Here are 7 essential things you need to decide before starting up, these details can make or break your startup

Larry Alton
foundations for business

If you have a solid vision for these seven business tent poles, the remaining details should be much easier to handle

When writing up a business plan, there are dozens of factors you’ll have to consider and decide on. The task can be daunting, as it requires hours of research, an intimate knowledge of the industry, and usually some advice from other sources. But before you lose yourself in the tiny details that will eventually become the foundation for your company, try to zoom out to get a higher-level perspective of your idea.

There are seven core aspects you’ll need to decide on and create for your company, and from there, the rest of the details should fall into place much easier:

1. The mission

The mission is the purpose of your company. It usually has something to do with your industry, products, and services, but could have to do with something much bigger. Coming up with a succinct mission statement can be difficult, especially for entrepreneurs who want to do a little of everything, but it’s a necessity if you want a concise way to describe what you do and why you do it. Your mission will inform multiple other considerations here, so prioritise it.

2. The core product

Your business might offer several different products and services, but you’ll need to determine a “flagship” product that will attract a great number of people to your business, and will have the most prominent influence on your reputation. Pick a product you’d love for people to directly associate with your brand and feel confident standing behind. Obviously, you’ll have to improve this and add other products over time, but your main product will serve as an ideal starting ground.

Also read: With these 5 steps, I took my design firm from zero to profitability in 3 years

3. The customer

Determining a target market is difficult, but too many entrepreneurs avoid this decision and instead try to target everybody. This may seem like a decision that widens your potential audience, but in reality, it’s far better to be very relevant to a few people than barely relevant to all people.

Pick the demographic that research indicates has the most vested interest in your core product, or conversely, choose a demographic with ample market potential, and tweak your core product around them. From here on out, everything you decide about your company must work in harmony with your other decisions, so think carefully about how this decision will affect the others.

4. The operation

You know your company’s mission, core product, and customer, so how are you going to operate? This is a big, vague, open question for which there is no right answer and there are hundreds of considerations. For now, answer the biggest questions. How are you going to attract new business? How are you going to deliver your product? How are you going to retain customers? Where will you be located? Decide everything you need to serve your first line of customers—the rest you can figure out later.

5. The brand identity

Brand identity is more important than many new entrepreneurs realize. Selecting the right logo, colors, voice, and overall persona can have a massive impact on what your target demographic thinks about your brand. Just as importantly, it can bear a significant impact on how prospective employees see your brand, giving you a greater or lesser talent pool accordingly.
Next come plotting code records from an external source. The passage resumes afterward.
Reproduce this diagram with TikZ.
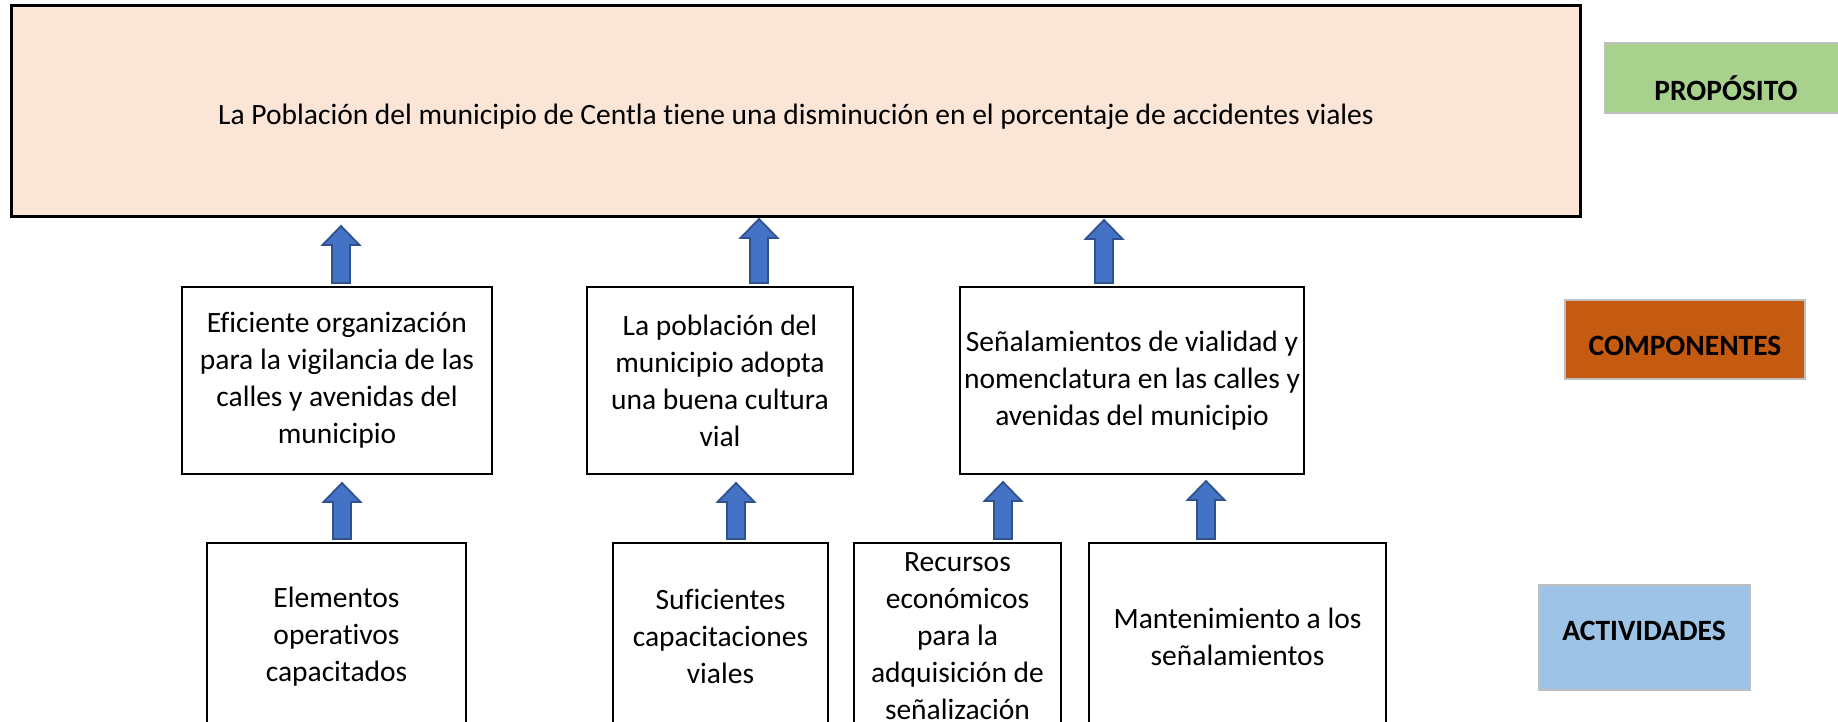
\documentclass[tikz,border=0pt]{standalone}
\usepackage{fontspec}
\setmainfont{Carlito}[Ligatures=NoCommon]
\usetikzlibrary{calc}
\definecolor{topfill}{HTML}{FBE5D6}
\definecolor{propfill}{HTML}{A9D18E}
\definecolor{compfill}{HTML}{C55A11}
\definecolor{actfill}{HTML}{9DC3E6}
\definecolor{arrfill}{HTML}{4472C4}
\definecolor{arredge}{HTML}{2F528F}
\definecolor{lbledge}{HTML}{BFBFBF}
\tikzset{
  every node/.style={font=\fontsize{29.5}{37}\selectfont, inner sep=0pt, outer sep=0pt},
  goalbox/.style={draw=black, line width=3pt, fill=topfill},
  midbox/.style={draw=black, line width=2.6pt, align=center},
  lblbox/.style={draw=lbledge, line width=2pt},
  lbltext/.style={font=\fontsize{29.5}{37}\selectfont\bfseries},
  blockarrow/.style={draw=arredge, fill=arrfill, line width=1.8pt, line join=miter},
}
% x, lower node, upper node, tip gap
\newcommand\blockarr[4]{%
  \path[blockarrow] let \p1=(#2.north), \p2=(#3.south) in
   (#1pt-9pt,\y1+4pt) -- (#1pt-9pt,\y2-#4pt-19pt) -- (#1pt-18.5pt,\y2-#4pt-19pt)
   -- (#1pt,\y2-#4pt) -- (#1pt+18.5pt,\y2-#4pt-19pt) -- (#1pt+9pt,\y2-#4pt-19pt)
   -- (#1pt+9pt,\y1+4pt) -- cycle;}
\begin{document}
\begin{tikzpicture}[x=1pt,y=-1pt]
\useasboundingbox (0,0) rectangle (1838,722);
\clip (0,0) rectangle (1838,722);
% goal
\node[goalbox, minimum width=1569pt, minimum height=210.5pt, text height=27pt, text depth=0pt] (goal) at (796,110.75)
  {La Población del municipio de Centla tiene una disminución en el porcentaje de accidentes viales};
% components
\node[midbox, minimum width=310pt, minimum height=187pt] (c1) at (337,380.5)
  {Eficiente organización\\para la vigilancia de las\\calles y avenidas del\\municipio};
\node[midbox, minimum width=266pt, minimum height=187pt] (c2) at (720,380.5)
  {La población del\\municipio adopta\\una buena cultura\\vial};
\node[midbox, minimum width=344pt, minimum height=187pt] (c3) at (1132,380.5)
  {Señalamientos de vialidad y\\nomenclatura en las calles y\\avenidas del municipio};
% activities
\node[midbox, minimum width=259pt, minimum height=187pt] (a1) at (336.5,636.5)
  {Elementos\\operativos\\capacitados};
\node[midbox, minimum width=215pt, minimum height=187pt] (a2) at (720.5,636.5)
  {Suficientes\\capacitaciones\\viales};
\node[midbox, minimum width=207pt, minimum height=187pt] (a3) at (957.5,636.5)
  {Recursos\\económicos\\para la\\adquisición de\\señalización};
\node[midbox, minimum width=297pt, minimum height=187pt] (a4) at (1237.5,636.5)
  {Mantenimiento a los\\señalamientos};
% arrows
\blockarr{341}{c1}{goal}{10}
\blockarr{759}{c2}{goal}{3}
\blockarr{1104}{c3}{goal}{4}
\blockarr{342}{a1}{c1}{9}
\blockarr{736}{a2}{c2}{9}
\blockarr{1003}{a3}{c3}{8}
\blockarr{1206}{a4}{c3}{7}
% legend
\node[lblbox, fill=propfill, minimum width=240pt, minimum height=70pt] (lp) at (1725,78) {};
\node[lbltext] (lpt) at (1726,88) {PROPÓSITO};
\node[lblbox, fill=compfill, minimum width=240pt, minimum height=79pt] (lc) at (1685,339.5) {};
\node[lbltext] (lct) at (1685,346) {COMPONENTES};
\node[lblbox, fill=actfill, minimum width=211pt, minimum height=105pt] (la) at (1644.5,637.5) {};
\node[lbltext] (lat) at (1644,631) {ACTIVIDADES};
\end{tikzpicture}
\end{document}
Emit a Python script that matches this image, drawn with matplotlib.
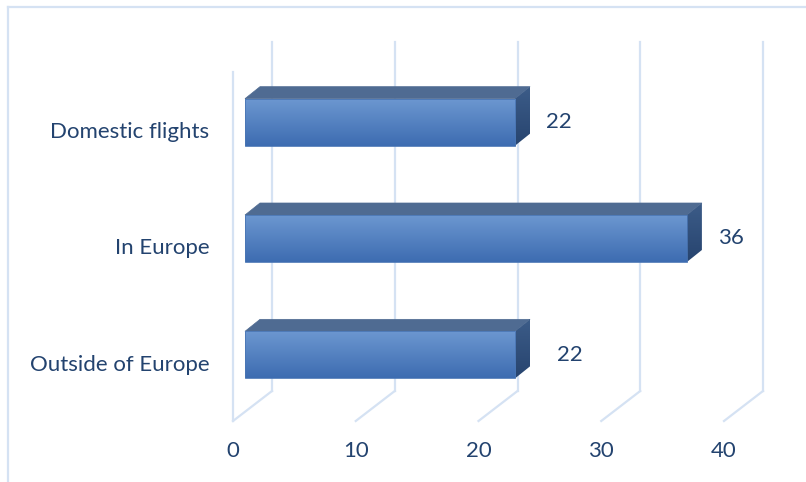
import numpy as np
import matplotlib
matplotlib.use("Agg")
import matplotlib.pyplot as plt
from matplotlib.patches import Polygon
from matplotlib.lines import Line2D
from matplotlib.colors import LinearSegmentedColormap

# ---- data ----
categories = ["Outside of Europe", "In Europe", "Domestic flights"]
values = [22, 36, 22]
x_ticks = [0, 10, 20, 30, 40]
label_gap_px = [55, 44, 44]   # label distance past the bar end, in pixels

# ---- style ----
TEXT = "#23436F"
GRID = "#D5E2F3"
FRONT_TOP = "#6C97D0"
FRONT_BOT = "#3D6CB1"
TOP_FACE = "#4F6B92"
SIDE_TOP = "#3C5C88"
SIDE_BOT = "#27446F"
FONT = "Lato"
FS = 16

W, H, DPI = 806, 482, 100
fig = plt.figure(figsize=(W / DPI, H / DPI), dpi=DPI)
fig.patch.set_facecolor("white")

# front plane of the 3D box (pixels)
left_px, right_px, bottom_px, top_px = 233, 724, 421, 72
ax = fig.add_axes([left_px / W, 1 - bottom_px / H,
                   (right_px - left_px) / W, (bottom_px - top_px) / H])
ax.set_xlim(0, 40)
ax.set_ylim(-0.5, 2.5)
ax.set_facecolor("none")
for s in ax.spines.values():
    s.set_visible(False)

# pixel size of one data unit
p0 = ax.transData.transform((0, 0))
ux = ax.transData.transform((1, 0))[0] - p0[0]
uy = ax.transData.transform((0, 1))[1] - p0[1]


def depth(dx_px, dy_px):
    return dx_px / ux, dy_px / uy


WALL = depth(39, 30)      # full depth of the box
BAR_FRONT = depth(12, 8)
BAR_BACK = depth(27, 20)
BAR_H = 0.404

# gridlines: floor diagonals, back wall verticals, left wall front edge
for v in x_ticks:
    ax.add_line(Line2D([v, v + WALL[0]], [-0.5, -0.5 + WALL[1]], color=GRID,
                       lw=1.6, clip_on=False, zorder=1))
    ax.add_line(Line2D([v + WALL[0], v + WALL[0]], [-0.5 + WALL[1], 2.5 + WALL[1]],
                       color=GRID, lw=1.6, clip_on=False, zorder=1))
ax.add_line(Line2D([0, 0], [-0.5, 2.5], color=GRID, lw=1.6, clip_on=False, zorder=1))

front_cmap = LinearSegmentedColormap.from_list("front", [FRONT_BOT, FRONT_TOP])
side_cmap = LinearSegmentedColormap.from_list("side", [SIDE_BOT, SIDE_TOP])
grad = np.linspace(0, 1, 256).reshape(-1, 1)

for i, (cat, val) in enumerate(zip(categories, values)):
    y0 = i - BAR_H / 2 + BAR_FRONT[1]
    y1 = i + BAR_H / 2 + BAR_FRONT[1]
    x0 = 0 + BAR_FRONT[0]
    x1 = val + BAR_FRONT[0]
    bdx = BAR_BACK[0] - BAR_FRONT[0]
    bdy = BAR_BACK[1] - BAR_FRONT[1]

    # top face
    ax.add_patch(Polygon([(x0, y1), (x1, y1), (x1 + bdx, y1 + bdy), (x0 + bdx, y1 + bdy)],
                         closed=True, facecolor=TOP_FACE, edgecolor=TOP_FACE,
                         lw=0.5, zorder=3, clip_on=False))
    # side face with gradient
    side = Polygon([(x1, y0), (x1 + bdx, y0 + bdy), (x1 + bdx, y1 + bdy), (x1, y1)],
                   closed=True, facecolor="none", edgecolor="none", zorder=3)
    ax.add_patch(side)
    im = ax.imshow(grad, cmap=side_cmap, origin="lower", aspect="auto",
                   extent=(x1, x1 + bdx, y0, y1 + bdy), zorder=3,
                   interpolation="bilinear")
    im.set_clip_path(side)
    # front face with gradient
    ax.imshow(grad, cmap=front_cmap, origin="lower", aspect="auto",
              extent=(x0, x1, y0, y1), zorder=4, interpolation="bilinear")
    ax.add_patch(Polygon([(x0, y0), (x1, y0), (x1, y1), (x0, y1)], closed=True,
                         facecolor="none", edgecolor="#4A76B4", lw=0.6, zorder=5))

    # value label
    ax.annotate(f"{val}", xy=(x1, (y0 + y1) / 2), xytext=(label_gap_px[i] * 72 / DPI, 0),
                textcoords="offset points", ha="center", va="center",
                fontsize=FS, color=TEXT, family=FONT, zorder=6)

ax.set_xlim(0, 40)
ax.set_ylim(-0.5, 2.5)

ax.set_xticks(x_ticks)
ax.set_xticklabels([str(t) for t in x_ticks], fontsize=FS, color=TEXT, family=FONT)
ax.set_yticks(range(len(categories)))
ax.set_yticklabels(categories, fontsize=FS, color=TEXT, family=FONT)
ax.tick_params(axis="x", length=0, pad=14.5)
ax.tick_params(axis="y", length=0, pad=17)

# chart area border (top and left edges)
fig.add_artist(Line2D([8 / W, 1], [1 - 7 / H, 1 - 7 / H], transform=fig.transFigure,
                      color=GRID, lw=1.6))
fig.add_artist(Line2D([8 / W, 8 / W], [0, 1 - 7 / H], transform=fig.transFigure,
                      color=GRID, lw=1.6))

fig.savefig("out.png", dpi=DPI, facecolor="white")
Also read: Branding basics: Why I spent US$1.5 million on our domain

6. The culture

The culture doesn’t affect much in the way of customer relations or even operations, but it does complement your brand and can deeply affect both the productivity and retention of your team. In a startup, your team is going to make or break your idea, so you need to build a culture with staying power—and find the right people to hire to keep that culture alive and thriving.

7. The growth strategy

Finally, you need at least some direction when it comes to the future of your company. It’s hard to tell exactly what will happen when you launch, but make a few assumptions and plot the potential courses of your business from there; for example, what happens if you immediately sell out of stock? What happens if your first three years show reliable steady increases in sales? What happens if consumer interest is below your expectations?

The takeaway

If you have a solid vision for these seven business tent poles, the remaining details (which should still be planned out) should be much easier to handle. Logistical details, like whether or not you’ll need outside funding to get started and where you should set up shop, will also make more sense in the context of these seven institutions—for example, your growth strategy will dictate your financial schedule, and your operation will dictate the average space you need.

Think carefully about these seven institutions—you’ll have the opportunity to tweak them, but don’t rush into anything without thinking it all the way through.